Русские против пришельцев. Земля горит под ногами! (Бурносов, Чекмаев) - страница 105

Добежать!

Взрыв поднял его в воздух, как бумажного солдатика.

– …добежать! – просипел беззвучно Макс.

Он почти сумел открыть залитые кровью глаза. Тела не чувствовал, в голове перекатывался неподъемный шар, бился изнутри о череп, и значило это только – ранение, которое армейский чудо-комбинезон блокировал встроенными жгутами и наркотиками из аптечки. Или смерть, за которой, выходит, что-то есть. Только к лучшему ли?

Глаз коснулись чем-то мягким и теплым, им, глазам, стало легче открыться, но взгляд упорно не фокусировался.

– Ма… сим… а… – голос пытался пробиться снаружи, достучаться до сознания.

– Гришка? – шевельнул губами Максим. – Слепень? Пуля?

– Максимка… – встревоженный и бесконечно ласковый голос, смутно знакомый или, наоборот, забытый, теплый, как солнце летним вечером…

Максим собрал все силы, чтобы увидеть, и понял, что умер.

– Марьяша?!

– Тише, тише, милый! Не двигайся, помощь скоро придет.

– Я умер?

– Нет, дурачок, – видение рассмеялось тихим рассыпчатым смехом. – Конечно, ты не умер и не умрешь. Я тебе не разрешаю.

Лица снова коснулись пальцы, невесомые, как крылья бабочки. Сквозь комок раздробленных хрящей, свернувшейся крови и кислой грязи в носоглотку пробился запах чего-то медицинского. Марьяна провела по его лицу и отбросила почерневшую салфетку.
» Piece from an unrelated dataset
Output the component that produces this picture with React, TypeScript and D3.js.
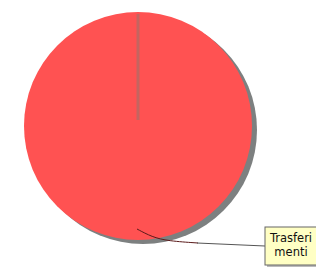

Максима будто пуля ударила. Пальцев на руке любимой было три. Длинных, как крабьи ходули, суставчатых, затянутых в перчатку с бархатистыми подушечками на птичьей ладони. Парень хотел перехватить эту руку, дернулся и даже не смог закричать от дикой боли в плече. Судорога удавкой перехватила горло. Его правая рука… Он скосил взгляд на обрубок того, что еще час назад называл своей правой рукой, – руку отсекло по самую ключицу, но он чувствовал ее боль даже сквозь наркотический туман.

– Максимка, пожалуйста! – испуганная Марьяна склонилась над ним.

Макс заглянул в глаза девушки – это были ее глаза, ее слезы, ее веснушки на скулах и милые ямочки у губ; ее лицо и даже волосы под угловатым вражеским шлемом – и ухватил гомункула за шею. Левая рука подчинилась.

– Кто? Ты?

– Я Марьяна, – сказал монстр, не пытаясь освободиться. – Послушай меня, Максим, это все неправда, что ты думаешь, это…

– У него граната! – дребезжащий голос всплыл, как пузырь отравленного воздуха из затонувшей подлодки – из последних отчаянных сил.

Сначала Макс не узнал голоса. И даже когда сумел посмотреть, кто и откуда говорит, не понял: сотни тел лежали вперемешку, мертвые и почти мертвые, собранные поспешно с поля боя охранители и штурмовики, в одинаковой форме и с одинаковыми лицами молодых парней и девушек, которым не хотелось умирать. В длинном, как братский гроб, подземном бункере, видимо, сортировочном пункте мобильного госпиталя, стояла вязкая тишина.